Bridging Loans

In many cases, vendors (sellers) putting their homes on the market will be selling with the intention to purchase another property, or buyers may be waiting for completion of the sale of an existing property prior to buying a new one.
If there is a mortgage on either of the existing properties, things can get a little tricky if the sale of the existing property will not take place until after settlement of the new one. To ease the strain and allow completion of purchase for the new property, ‘bridging finance’ may be arranged.
Bridging finance allows you to obtain finance to ‘bridge’ the gap between having to pay for a new property and receiving the proceeds from the sale of your existing one.

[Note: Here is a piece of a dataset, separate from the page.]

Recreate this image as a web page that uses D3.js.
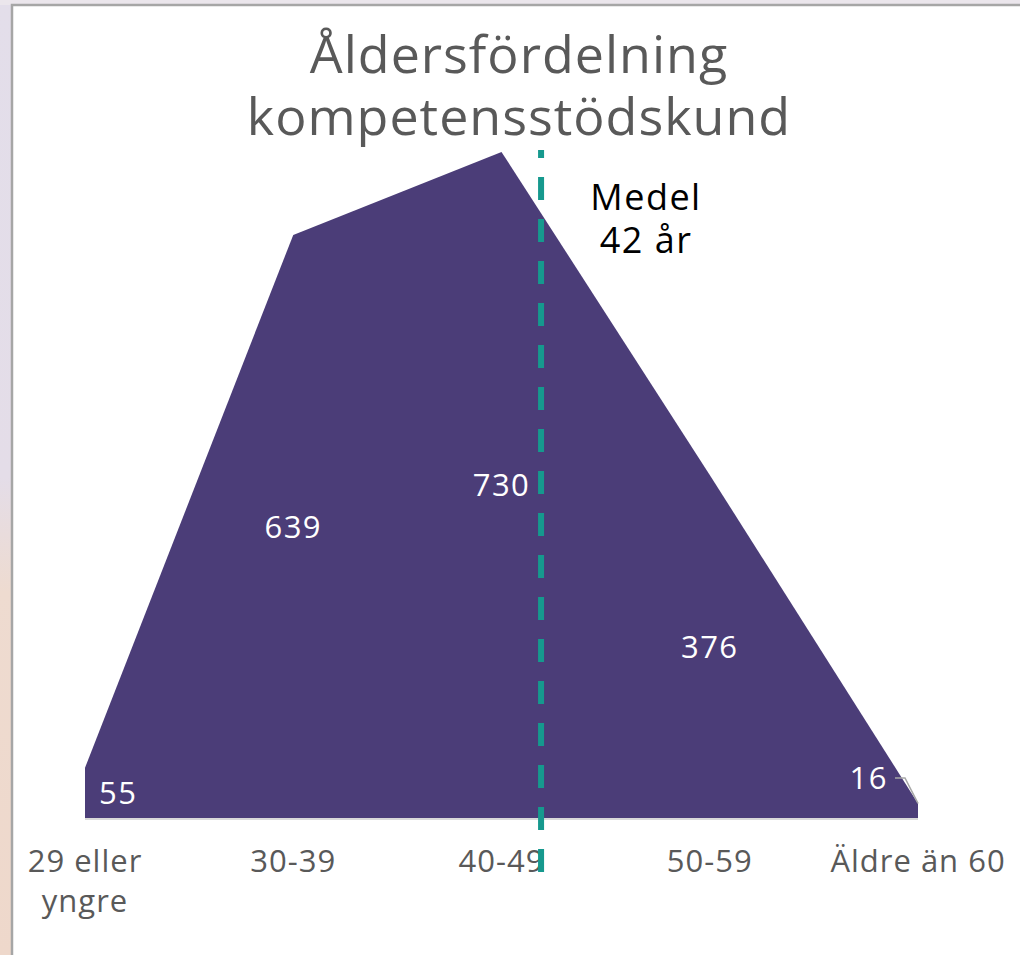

What will normally happen is that a lender will take security over both properties until the sale of the existing one is complete. Usually the bridging amount or ‘peak debt’ will not be allowed to be above 80% of the value of both properties.
Some lenders will allow you to capitalise the interest payments (add them onto the loan) for a period of time or until the 80% limit is reached, to ease the financial burden on the borrowers. The bridging loan is usually separate from the lender’s normal products, and may be slightly more expensive, however the borrowers nominate which product their loan defaults to after the bridging period is over.
When you sell your existing property you just pay the proceeds from the sale off the balance on the bridging loan, and revert to your nominated loan product.